#### [Work to complete]
Retype, exactly as they stand, the lines from the start of the data to the line that contains "(0,0) rectangle (8.04,-7.92);", both ends included. Leave the pictures out.

──────── Data provided ────────

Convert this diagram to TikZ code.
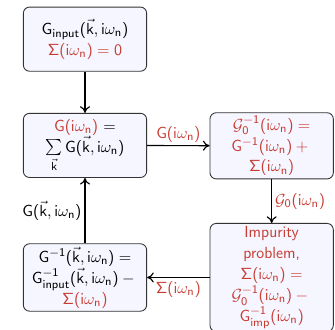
\documentclass[tikz,border=0pt]{standalone}
\usepackage{amsmath}
\usepackage{xcolor}
\usepackage{tikz}
\usetikzlibrary{arrows.meta,positioning}

\renewcommand{\familydefault}{\sfdefault}
% upright sans letters and digits in math
\DeclareSymbolFont{sfletters}{OT1}{cmss}{m}{n}
\DeclareSymbolFont{operators}{OT1}{cmss}{m}{n}
\DeclareMathSymbol{G}{\mathalpha}{sfletters}{`G}
\DeclareMathSymbol{i}{\mathalpha}{sfletters}{`i}
\DeclareMathSymbol{k}{\mathalpha}{sfletters}{`k}
\DeclareMathSymbol{n}{\mathalpha}{sfletters}{`n}

\definecolor{alertred}{RGB}{200,60,50}
\definecolor{boxfill}{RGB}{245,246,255}
\newcommand{\alrt}[1]{\textcolor{alertred}{#1}}

\begin{document}
\begin{tikzpicture}[
    font=\fontsize{11}{14.3}\selectfont,
    stage/.style={draw=black!80, rounded corners=1.5mm, semithick, fill=boxfill,
                  align=center, minimum width=2.96cm, minimum height=1.54cm,
                  inner sep=2pt},
    alstage/.style={stage, text=alertred},
    flow/.style={-{To[length=1.6mm,width=2.4mm]}, thick},
    lab/.style={text=alertred, inner sep=2pt}
]
\useasboundingbox (0,0) rectangle (8.04,-7.92);

% ---------- boxes ----------
\node[stage] (input) at (2.04,-0.94)
   {$G_{\mathsf{input}}(\vec{k}, i\omega_n)$\\ \alrt{$\Sigma(i\omega_n) = 0$}};
\node[stage] (local) at (2.04,-3.49)
   {\alrt{$G(i\omega_n)$} $=$\\ $\sum\limits_{\vec{k}} G(\vec{k}, i\omega_n)$};
\node[alstage] (weiss) at (6.52,-3.50)
   {$\mathcal{G}_0^{-1}(i\omega_n) =$\\ $G^{-1}(i\omega_n) +{}$\\ $\Sigma(i\omega_n)$};
\node[alstage] (imp) at (6.52,-6.66)
   {Impurity\\ problem,\\ $\Sigma(i\omega_n) =$\\ $\mathcal{G}_0^{-1}(i\omega_n) -{}$\\ $G_{\mathsf{imp}}^{-1}(i\omega_n)$};
\node[stage] (dyson) at (2.04,-6.66)
   {$G^{-1}(\vec{k}, i\omega_n) =$\\ $G^{-1}_{\mathsf{input}}(\vec{k}, i\omega_n) -{}$\\ \alrt{$\Sigma(i\omega_n)$}};

% ---------- loop ----------
\draw[flow] (input) -- (local);
\draw[flow] (local) -- node[lab, above] {$G(i\omega_n)$} (weiss);
\draw[flow] (weiss) -- node[lab, right] {$\mathcal{G}_0(i\omega_n)$} (imp);
\draw[flow] (imp) -- node[lab, below] {$\Sigma(i\omega_n)$} (dyson);
\draw[flow] (dyson) -- node[left, inner sep=2pt] {$G(\vec{k}, i\omega_n)$} (local);

\end{tikzpicture}
\end{document}
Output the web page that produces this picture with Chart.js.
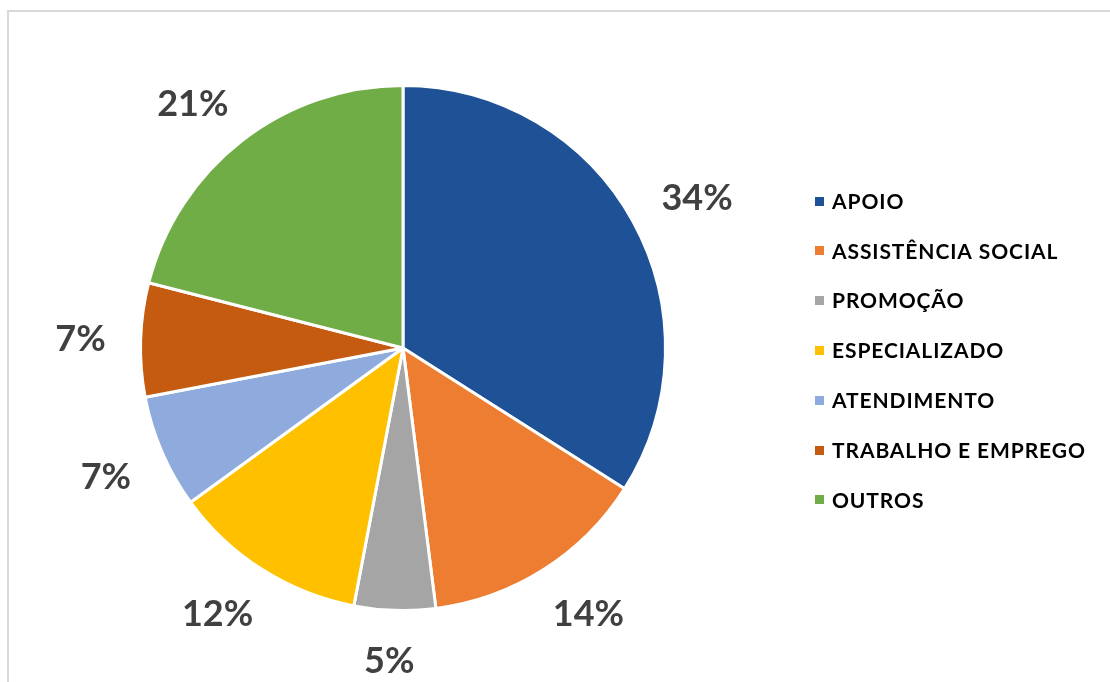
<!DOCTYPE html>
<html>
<head>
<meta charset="utf-8">
<script src="https://cdn.jsdelivr.net/npm/chart.js@4"></script>
<style>
  html, body { margin: 0; padding: 0; background: #ffffff; overflow: hidden; }
  #wrap { position: relative; width: 1110px; height: 682px; }
  #frame {
    position: absolute; left: 7px; top: 10px; width: 1200px; height: 800px;
    border-left: 2px solid #d9d9d9; border-top: 2px solid #d9d9d9;
  }
  canvas { position: absolute; left: 0; top: 0; }
</style>
</head>
<body>
<div id="wrap">
  <div id="frame"></div>
  <canvas id="chart" width="1110" height="682"></canvas>
</div>
<script>
// Categories and their shares (%)
const categories = ['APOIO', 'ASSISTÊNCIA SOCIAL', 'PROMOÇÃO', 'ESPECIALIZADO', 'ATENDIMENTO', 'TRABALHO E EMPREGO', 'OUTROS'];
const shares = [34, 14, 5, 12, 7, 7, 21];
const sliceColors = ['#1F5196', '#ED7D31', '#A5A5A5', '#FFC000', '#8FAADC', '#C55A11', '#70AD47'];

// Percentage labels placed just outside each slice
const outsideLabels = {
  id: 'outsideLabels',
  afterDatasetsDraw(chart) {
    const ctx = chart.ctx;
    const meta = chart.getDatasetMeta(0);
    const values = chart.data.datasets[0].data;
    ctx.save();
    ctx.font = 'bold 36px Lato';
    ctx.fillStyle = '#404040';
    ctx.textAlign = 'center';
    ctx.textBaseline = 'middle';
    const gap = 35, h = 26;
    const soft = t => Math.sign(t) * Math.sqrt(Math.abs(t));
    meta.data.forEach((arc, i) => {
      const p = arc.getProps(['x', 'y', 'startAngle', 'endAngle', 'outerRadius'], true);
      const mid = (p.startAngle + p.endAngle) / 2;
      const dx = Math.cos(mid), dy = Math.sin(mid);
      const text = values[i] + '%';
      const w = ctx.measureText(text).width;
      const x = p.x + dx * (p.outerRadius + gap) + soft(dx) * w / 2;
      const y = p.y + dy * (p.outerRadius + gap) + soft(dy) * h / 2;
      ctx.fillText(text, x, y + 3);
    });
    ctx.restore();
  }
};

// Legend column on the right
const sideLegend = {
  id: 'sideLegend',
  afterDraw(chart) {
    const ctx = chart.ctx;
    const ds = chart.data.datasets[0];
    ctx.save();
    ctx.font = 'bold 21px Lato';
    ctx.letterSpacing = '0.9px';
    ctx.textAlign = 'left';
    ctx.textBaseline = 'middle';
    const top = 201, step = 49.8, boxX = 815, box = 9, textX = 832;
    chart.data.labels.forEach((label, i) => {
      const y = top + i * step;
      ctx.fillStyle = ds.backgroundColor[i];
      ctx.fillRect(boxX, Math.round(y - box / 2), box, box);
      ctx.fillStyle = '#000000';
      ctx.fillText(label, textX, y + 1);
    });
    ctx.restore();
  }
};

new Chart(document.getElementById('chart'), {
  type: 'pie',
  data: {
    labels: categories,
    datasets: [{
      data: shares,
      backgroundColor: sliceColors,
      borderColor: '#ffffff',
      borderWidth: 3
    }]
  },
  options: {
    responsive: false,
    devicePixelRatio: 1,
    animation: false,
    layout: { padding: { left: 139, right: 443, top: 84, bottom: 70 } },
    plugins: {
      legend: { display: false },
      tooltip: { enabled: false }
    }
  },
  plugins: [outsideLabels, sideLegend]
});
</script>
</body>
</html>
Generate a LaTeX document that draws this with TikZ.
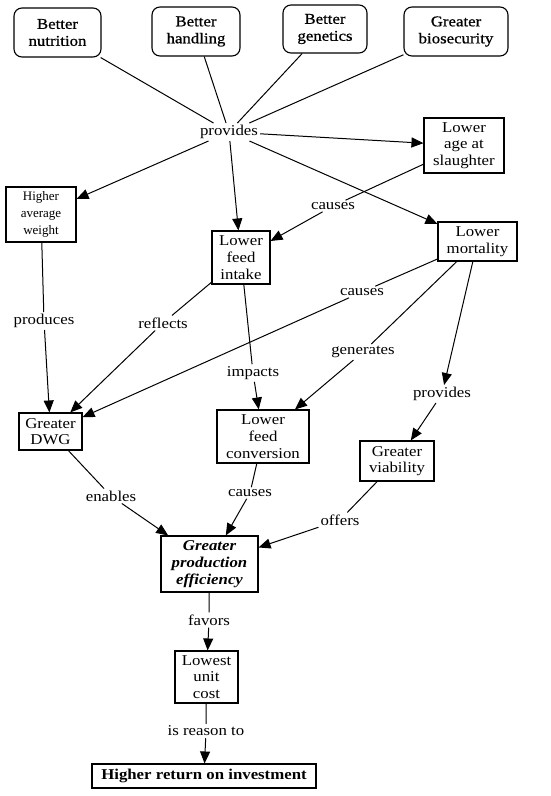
\documentclass[tikz,border=0pt]{standalone}
\usepackage{fontspec}
\setmainfont{Liberation Serif}[FakeStretch=1.12]
\newfontfamily\plainserif{Liberation Serif}
\newfontfamily\sourcefont{Liberation Serif}[FakeStretch=1.12, FakeBold=0.8]
\usetikzlibrary{arrows.meta, positioning}

\tikzset{
  concept/.style={draw, line width=1.1pt, align=center, inner sep=1pt,
    font=\fontsize{15}{16.7}\selectfont},
  source/.style={concept, rounded corners=8pt, font=\fontsize{15}{17}\sourcefont},
  linkword/.style={inner sep=2pt, font=\fontsize{15}{16.7}\selectfont},
  link/.style={line width=1pt},
  flow/.style={line width=1pt, -{Triangle[length=12pt, width=10pt]}}
}

\begin{document}
\begin{tikzpicture}[x=1pt, y=-1pt]
    \useasboundingbox (0,0) rectangle (550,796);

    % Sources
    \node[source, minimum width=87, minimum height=49] (nutr) at (57.5,32.5) {Better\\nutrition};
    \node[source, minimum width=88, minimum height=49] (hand) at (196,31.5) {Better\\handling};
    \node[source, minimum width=84, minimum height=48] (gene) at (325,29) {Better\\genetics};
    \node[source, minimum width=104, minimum height=49] (bios) at (456,31.5) {Greater\\biosecurity};
    \node[linkword] (prov) at (229,132) {provides};

    % Concepts
    \node[concept, minimum width=80, minimum height=55] (age) at (464,145.5) {Lower\\age at\\slaughter};
    \node[concept, minimum width=70, minimum height=55, font=\fontsize{13}{17}\plainserif] (avgw) at (41,214.5) {Higher\\average\\weight};
    \node[concept, minimum width=58, minimum height=53] (intake) at (241,257.5) {Lower\\feed\\intake};
    \node[concept, minimum width=79, minimum height=39] (mort) at (477.5,241.5) {Lower\\mortality};
    \node[concept, minimum width=63, minimum height=37] (dwg) at (50.5,431.5) {Greater\\DWG};
    \node[concept, minimum width=92, minimum height=53] (conv) at (263,436.5) {Lower\\feed\\conversion};
    \node[concept, minimum width=74, minimum height=40] (viab) at (397,461) {Greater\\viability};
    \node[concept, minimum width=97, minimum height=56, font=\fontsize{15}{16.7}\selectfont\bfseries\itshape] (gpe) at (209.5,564) {Greater\\production\\efficiency};
    \node[concept, minimum width=63, minimum height=52] (cost) at (206.5,677) {Lowest\\unit\\cost};
    \node[concept, minimum width=224, minimum height=24, font=\fontsize{15}{16.7}\selectfont\bfseries] (roi) at (204,776) {Higher return on investment};

    % Linking words
    \node[linkword] (causesA) at (333,206) {causes};
    \node[linkword] (produces) at (44,321) {produces};
    \node[linkword] (reflects) at (163,323) {reflects};
    \node[linkword] (causesB) at (362,292) {causes};
    \node[linkword] (impacts) at (253,373) {impacts};
    \node[linkword] (generates) at (363,352) {generates};
    \node[linkword] (provB) at (442,394) {provides};
    \node[linkword] (enables) at (111,496) {enables};
    \node[linkword] (causesC) at (250,493) {causes};
    \node[linkword] (offers) at (340,520) {offers};
    \node[linkword] (favors) at (209,620) {favors};
    \node[linkword] (reason) at (206,731) {is reason to};

    % Top fan
    \foreach \src in {nutr, hand, gene, bios}
        \draw[link] (\src) -- (prov);
    \foreach \dst in {age, avgw, intake, mort}
        \draw[flow] (prov) -- (\dst);

    % Propositions
    \draw[link] (age) -- (causesA);      \draw[flow] (causesA) -- (intake);
    \draw[link] (avgw) -- (produces);    \draw[flow] (produces) -- (dwg);
    \draw[link] (intake) -- (reflects);  \draw[flow] (reflects) -- (dwg);
    \draw[link] (mort) -- (causesB);     \draw[flow] (causesB) -- (dwg);
    \draw[link] (intake) -- (impacts);   \draw[flow] (impacts) -- (conv);
    \draw[link] (mort) -- (generates);   \draw[flow] (generates) -- (conv);
    \draw[flow] (mort) -- (provB);       \draw[flow] (provB) -- (viab);
    \draw[link] (dwg) -- (enables);      \draw[flow] (enables) -- (gpe);
    \draw[link] (conv) -- (causesC);     \draw[flow] (causesC) -- (gpe);
    \draw[link] (viab) -- (offers);      \draw[flow] (offers) -- (gpe);
    \draw[link] (gpe) -- (favors);       \draw[flow] (favors) -- (cost);
    \draw[link] (cost) -- (reason);      \draw[flow] (reason) -- (roi);

\end{tikzpicture}
\end{document}
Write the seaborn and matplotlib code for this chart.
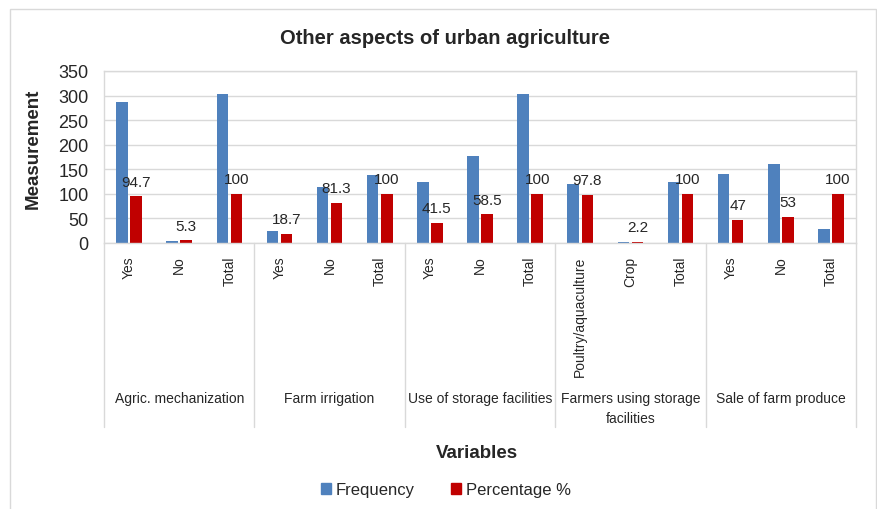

────────

#### [Task output]
Convert this diagram to TikZ code.
\documentclass[tikz,border=0pt]{standalone}
\usepackage{amsmath}
\usepackage{xcolor}
\usepackage{tikz}
\usetikzlibrary{arrows.meta,positioning}

\renewcommand{\familydefault}{\sfdefault}
% upright sans letters and digits in math
\DeclareSymbolFont{sfletters}{OT1}{cmss}{m}{n}
\DeclareSymbolFont{operators}{OT1}{cmss}{m}{n}
\DeclareMathSymbol{G}{\mathalpha}{sfletters}{`G}
\DeclareMathSymbol{i}{\mathalpha}{sfletters}{`i}
\DeclareMathSymbol{k}{\mathalpha}{sfletters}{`k}
\DeclareMathSymbol{n}{\mathalpha}{sfletters}{`n}

\definecolor{alertred}{RGB}{200,60,50}
\definecolor{boxfill}{RGB}{245,246,255}
\newcommand{\alrt}[1]{\textcolor{alertred}{#1}}

\begin{document}
\begin{tikzpicture}[
    font=\fontsize{11}{14.3}\selectfont,
    stage/.style={draw=black!80, rounded corners=1.5mm, semithick, fill=boxfill,
                  align=center, minimum width=2.96cm, minimum height=1.54cm,
                  inner sep=2pt},
    alstage/.style={stage, text=alertred},
    flow/.style={-{To[length=1.6mm,width=2.4mm]}, thick},
    lab/.style={text=alertred, inner sep=2pt}
]
\useasboundingbox (0,0) rectangle (8.04,-7.92);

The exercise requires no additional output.